** begin **

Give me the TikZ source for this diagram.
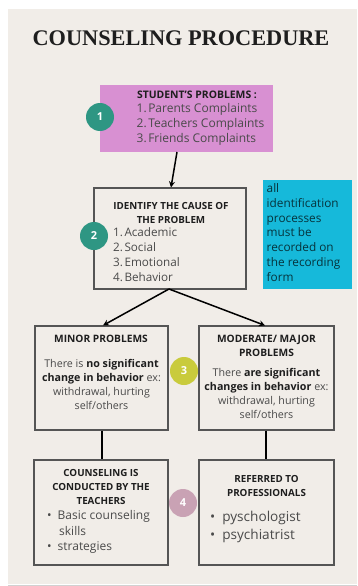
\documentclass[tikz,border=0pt]{standalone}
\usepackage{fontspec}
\setmainfont{Open Sans}
\newfontfamily\titlefont{Liberation Serif}
\usetikzlibrary{arrows.meta}
\definecolor{panel}{HTML}{F1EDE8}
\definecolor{pinkbox}{HTML}{D890D2}
\definecolor{cyanbox}{HTML}{16B9DA}
\definecolor{teal}{HTML}{2E9683}
\definecolor{lime}{HTML}{C9CB3C}
\definecolor{mauve}{HTML}{C9A2B4}
\definecolor{bodytxt}{HTML}{4A4A4A}
\definecolor{headtxt}{HTML}{1E1E1E}
\definecolor{borderc}{HTML}{555555}
\newcommand{\nsep}{\hspace{1.5pt}}
\tikzset{
  box/.style={draw=borderc, line width=1.1pt, fill=panel, minimum width=#1, inner sep=0pt},
  badge/.style={circle, fill=#1, minimum size=28pt, inner sep=0pt, text=white, font=\bfseries\fontsize{11}{12}\selectfont},
  head/.style={inner sep=0pt, align=center, text=headtxt, font=\bfseries\fontsize{9.8}{14}\selectfont},
  bodyc/.style={inner sep=0pt, align=center, text=bodytxt, font=\fontsize{10.7}{14}\selectfont},
  listl/.style={inner sep=0pt, align=left, anchor=west, text=bodytxt},
  conn/.style={line width=1.5pt, black},
  arr/.style={conn, -{Stealth[length=6pt,width=6pt]}}
}
\begin{document}
\begin{tikzpicture}[x=1pt,y=-1pt]
\useasboundingbox (0,0) rectangle (357,586);
\fill[white] (0,0) rectangle (357,586);
\fill[black!18] (8,585) rectangle (357,586);
\fill[panel] (8,9) rectangle (357,584);
\node[inner sep=0pt, text=headtxt, font=\titlefont\bfseries\fontsize{22.3}{24}\selectfont] (title) at (181,38) {COUNSELING PROCEDURE};
% boxes
\node[draw=none, fill=pinkbox, minimum width=173pt, minimum height=67pt, inner sep=0pt] (b1) at (186.5,118.5) {};
\node[box=152pt, minimum height=101pt] (b2) at (170,238.5) {};
\node[fill=cyanbox, minimum width=89pt, minimum height=109pt, inner sep=0pt] (note) at (307.5,234.5) {};
\node[box=133pt, minimum height=104pt] (minor) at (101.5,378) {};
\node[box=135pt, minimum height=104pt] (major) at (266.5,378) {};
\node[box=134pt, minimum height=105pt] (teach) at (101,512.5) {};
\node[box=135pt, minimum height=105pt] (prof) at (266.5,512.5) {};
% connectors
\coordinate (b2s) at (169,289);
\draw[arr] (177,152) -- (b2.north -| 171,0);
\draw[arr] (b2s) -- (minor.north -| 103,0);
\draw[arr] (b2s) -- (major.north -| 265,0);
\draw[conn] (minor.south -| 102,0) -- (teach.north -| 102,0);
\draw[conn] (major.south -| 266,0) -- (prof.north -| 266,0);
% badges
\node[badge=teal] (n1) at (100,117) {1};
\node[badge=teal] (n2) at (94,236) {2};
\node[badge=lime] (n3) at (184,371) {3};
\node[badge=mauve] (n4) at (183,503) {4};
% texts box 1
\node[head, font=\bfseries\fontsize{10.4}{14}\selectfont] (t1h) at (197,95) {STUDENT'S PROBLEMS :};
\node[listl, font=\fontsize{12}{15}\selectfont] (t1l) at (136.5,124) {1.\nsep Parents Complaints\\2.\nsep Teachers Complaints\\3.\nsep Friends Complaints};
% box 2
\node[head] (t2h) at (171,213) {IDENTIFY THE CAUSE OF\\THE PROBLEM};
\node[listl, font=\fontsize{11.7}{15}\selectfont] (t2l) at (113,254.5) {1.\nsep Academic\\2.\nsep Social\\3.\nsep Emotional\\4.\nsep Behavior};
% note
\node[listl, text=black!72!cyanbox, font=\fontsize{11.8}{14.8}\selectfont] (tn) at (266.5,232.5) {all\\identification\\processes\\must be\\recorded on\\the recording\\form};
% minor
\node[head, font=\bfseries\fontsize{10.2}{14}\selectfont] (t3h) at (101,339) {MINOR PROBLEMS};
\node[bodyc] (t3b) at (101.5,384) {There is \textcolor{headtxt}{\bfseries no significant}\\\textcolor{headtxt}{\bfseries change in behavior} ex:\\withdrawal, hurting\\self/others};
% major
\node[head, font=\bfseries\fontsize{10.2}{14}\selectfont] (t4h) at (266.5,346) {MODERATE/ MAJOR\\PROBLEMS};
\node[bodyc] (t4b) at (266.5,393) {There \textcolor{headtxt}{\bfseries are significant}\\\textcolor{headtxt}{\bfseries changes in behavior} ex:\\withdrawal, hurting\\self/others};
% teachers
\node[head] (t5h) at (101,486.5) {COUNSELING IS\\CONDUCTED BY THE\\TEACHERS};
\node[listl, font=\fontsize{12}{15.5}\selectfont] (t5l) at (47,532) {\textbullet\hspace{6pt}Basic counseling\\\hspace{12pt}skills\\\textbullet\hspace{6pt}strategies};
% professionals
\node[head] (t6h) at (266.5,485.5) {REFERRED TO\\PROFESSIONALS};
\node[listl, font=\fontsize{13.6}{18}\selectfont] (t6l) at (210,527) {\textbullet\hspace{7pt}pyschologist\\\textbullet\hspace{7pt}psychiatrist};
\end{tikzpicture}
\end{document}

** end **

Do this → Quote the data above in full, leaving out the pictures it holds.

Full output →
Give me the TikZ source for this diagram.
\documentclass[tikz,border=0pt]{standalone}
\usepackage{fontspec}
\setmainfont{Open Sans}
\newfontfamily\titlefont{Liberation Serif}
\usetikzlibrary{arrows.meta}
\definecolor{panel}{HTML}{F1EDE8}
\definecolor{pinkbox}{HTML}{D890D2}
\definecolor{cyanbox}{HTML}{16B9DA}
\definecolor{teal}{HTML}{2E9683}
\definecolor{lime}{HTML}{C9CB3C}
\definecolor{mauve}{HTML}{C9A2B4}
\definecolor{bodytxt}{HTML}{4A4A4A}
\definecolor{headtxt}{HTML}{1E1E1E}
\definecolor{borderc}{HTML}{555555}
\newcommand{\nsep}{\hspace{1.5pt}}
\tikzset{
  box/.style={draw=borderc, line width=1.1pt, fill=panel, minimum width=#1, inner sep=0pt},
  badge/.style={circle, fill=#1, minimum size=28pt, inner sep=0pt, text=white, font=\bfseries\fontsize{11}{12}\selectfont},
  head/.style={inner sep=0pt, align=center, text=headtxt, font=\bfseries\fontsize{9.8}{14}\selectfont},
  bodyc/.style={inner sep=0pt, align=center, text=bodytxt, font=\fontsize{10.7}{14}\selectfont},
  listl/.style={inner sep=0pt, align=left, anchor=west, text=bodytxt},
  conn/.style={line width=1.5pt, black},
  arr/.style={conn, -{Stealth[length=6pt,width=6pt]}}
}
\begin{document}
\begin{tikzpicture}[x=1pt,y=-1pt]
\useasboundingbox (0,0) rectangle (357,586);
\fill[white] (0,0) rectangle (357,586);
\fill[black!18] (8,585) rectangle (357,586);
\fill[panel] (8,9) rectangle (357,584);
\node[inner sep=0pt, text=headtxt, font=\titlefont\bfseries\fontsize{22.3}{24}\selectfont] (title) at (181,38) {COUNSELING PROCEDURE};
% boxes
\node[draw=none, fill=pinkbox, minimum width=173pt, minimum height=67pt, inner sep=0pt] (b1) at (186.5,118.5) {};
\node[box=152pt, minimum height=101pt] (b2) at (170,238.5) {};
\node[fill=cyanbox, minimum width=89pt, minimum height=109pt, inner sep=0pt] (note) at (307.5,234.5) {};
\node[box=133pt, minimum height=104pt] (minor) at (101.5,378) {};
\node[box=135pt, minimum height=104pt] (major) at (266.5,378) {};
\node[box=134pt, minimum height=105pt] (teach) at (101,512.5) {};
\node[box=135pt, minimum height=105pt] (prof) at (266.5,512.5) {};
% connectors
\coordinate (b2s) at (169,289);
\draw[arr] (177,152) -- (b2.north -| 171,0);
\draw[arr] (b2s) -- (minor.north -| 103,0);
\draw[arr] (b2s) -- (major.north -| 265,0);
\draw[conn] (minor.south -| 102,0) -- (teach.north -| 102,0);
\draw[conn] (major.south -| 266,0) -- (prof.north -| 266,0);
% badges
\node[badge=teal] (n1) at (100,117) {1};
\node[badge=teal] (n2) at (94,236) {2};
\node[badge=lime] (n3) at (184,371) {3};
\node[badge=mauve] (n4) at (183,503) {4};
% texts box 1
\node[head, font=\bfseries\fontsize{10.4}{14}\selectfont] (t1h) at (197,95) {STUDENT'S PROBLEMS :};
\node[listl, font=\fontsize{12}{15}\selectfont] (t1l) at (136.5,124) {1.\nsep Parents Complaints\\2.\nsep Teachers Complaints\\3.\nsep Friends Complaints};
% box 2
\node[head] (t2h) at (171,213) {IDENTIFY THE CAUSE OF\\THE PROBLEM};
\node[listl, font=\fontsize{11.7}{15}\selectfont] (t2l) at (113,254.5) {1.\nsep Academic\\2.\nsep Social\\3.\nsep Emotional\\4.\nsep Behavior};
% note
\node[listl, text=black!72!cyanbox, font=\fontsize{11.8}{14.8}\selectfont] (tn) at (266.5,232.5) {all\\identification\\processes\\must be\\recorded on\\the recording\\form};
% minor
\node[head, font=\bfseries\fontsize{10.2}{14}\selectfont] (t3h) at (101,339) {MINOR PROBLEMS};
\node[bodyc] (t3b) at (101.5,384) {There is \textcolor{headtxt}{\bfseries no significant}\\\textcolor{headtxt}{\bfseries change in behavior} ex:\\withdrawal, hurting\\self/others};
% major
\node[head, font=\bfseries\fontsize{10.2}{14}\selectfont] (t4h) at (266.5,346) {MODERATE/ MAJOR\\PROBLEMS};
\node[bodyc] (t4b) at (266.5,393) {There \textcolor{headtxt}{\bfseries are significant}\\\textcolor{headtxt}{\bfseries changes in behavior} ex:\\withdrawal, hurting\\self/others};
% teachers
\node[head] (t5h) at (101,486.5) {COUNSELING IS\\CONDUCTED BY THE\\TEACHERS};
\node[listl, font=\fontsize{12}{15.5}\selectfont] (t5l) at (47,532) {\textbullet\hspace{6pt}Basic counseling\\\hspace{12pt}skills\\\textbullet\hspace{6pt}strategies};
% professionals
\node[head] (t6h) at (266.5,485.5) {REFERRED TO\\PROFESSIONALS};
\node[listl, font=\fontsize{13.6}{18}\selectfont] (t6l) at (210,527) {\textbullet\hspace{7pt}pyschologist\\\textbullet\hspace{7pt}psychiatrist};
\end{tikzpicture}
\end{document}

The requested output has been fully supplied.